Pierluigi Minotti ed Erik Bozzoli attraversano a piedi la Rotonda di Locarno. Sono al confine tra le rispettive zone di competenza: la Città Vecchia Minotti, Solduno Bozzoli (che però segue anche Muralto e la zona di Vattagne). La Rotonda è un crocevia - oltre la strada c’è anche il quartiere Soldini, di competenza di un altro collega - e un punto d’incontro. Ma anche il teatro di episodi poco edificanti, come il pestaggio avvenuto il 22 ottobre 2022 per cui quattro giovani sono stati processati nei giorni scorsi. «Sono cose che possono succedere ovunque - spiega Bozzoli - ma è vero che fino a poco tempo fa questa era una zona con delle problematiche». Risolutivo è stato il divieto di consumo di alcolici decretato dal Comune, ma soprattutto il lavoro costante degli agenti di quartiere panchina per panchina, tasca per tasca. «A furia di perquisizioni e identificazioni i soggetti più problematici se ne sono andati» e con loro gli «effetti collaterali» legati al consumo di stupefacenti e all’aggressività. Il lavoro di prossimità è anche questo: piccoli interventi quotidiani che possono risolvere problemi collettivi.

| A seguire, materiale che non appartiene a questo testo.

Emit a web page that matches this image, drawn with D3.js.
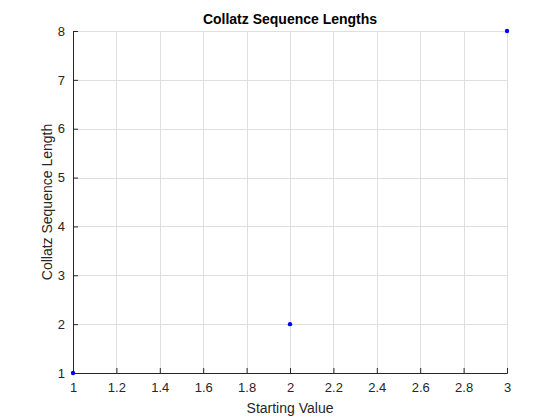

Il controllo degli indirizzi a Locarno
Il controllo degli indirizzi a Locarno

Ma c’è molto altro. Minotti e Bozzoli salgono la scalinata di fianco al Castello, tra saluti e strette di mano, staccano una multa a un’auto in sosta vietata davanti all’ingresso dell’ospedale La Carità - un punto «sensibile» - e proseguono verso via Castelrotto. Sottobraccio hanno una cartellina con un elenco di indirizzi: il controllo dei residenti via per via fa parte dei compiti solo apparentemente burocratici che la «prossimità» svolge in modo propedeutico ad altre attività di polizia. «Sapere esattamente dove abita chi, è importante per avere una capacità di intervento efficace» sottolinea Minotti mentre confronta i nomi sui campanelli con quelli nella lista. Quando emerge un’incongruenza, scatta il controllo. E può succedere che da questi controlli emergano situazioni delicate. Gli indirizzi delle persone morose, ad esempio, sono tra quelli più spesso visitati dagli agenti di quartiere vuoi per consegnare precetti esecutivi - 6.500 ogni anno solo nel Locarnese - vuoi per eseguire un accompagnamento forzato all’Ufficio esecuzioni. Altre volte la consegna riguarda atti giudiziari od ordini di pignoramento.

«Spesso non veniamo accolti con il sorriso» ammette Minotti. «Fa parte del mestiere». In 33 anni nella Polizia comunale ne ha viste di ogni: mentre il territorio cambiava - «la nostra è diventata una vera città» - il suo mestiere è cambiato di conseguenza, ma nel complesso ritiene che il risultato sia positivo. «Il territorio è più complesso, è anche più multietnico, ma tutto sommato i problemi sono sotto controllo». La Rotonda, sulla strada del ritorno, si è riempita di bambini che vanno in bici e in skate. Uno saluta entusiasta i due agenti di passaggio - «ciao!» - e tra le divise e i berretti compaiono due grandi sorrisi compiaciuti.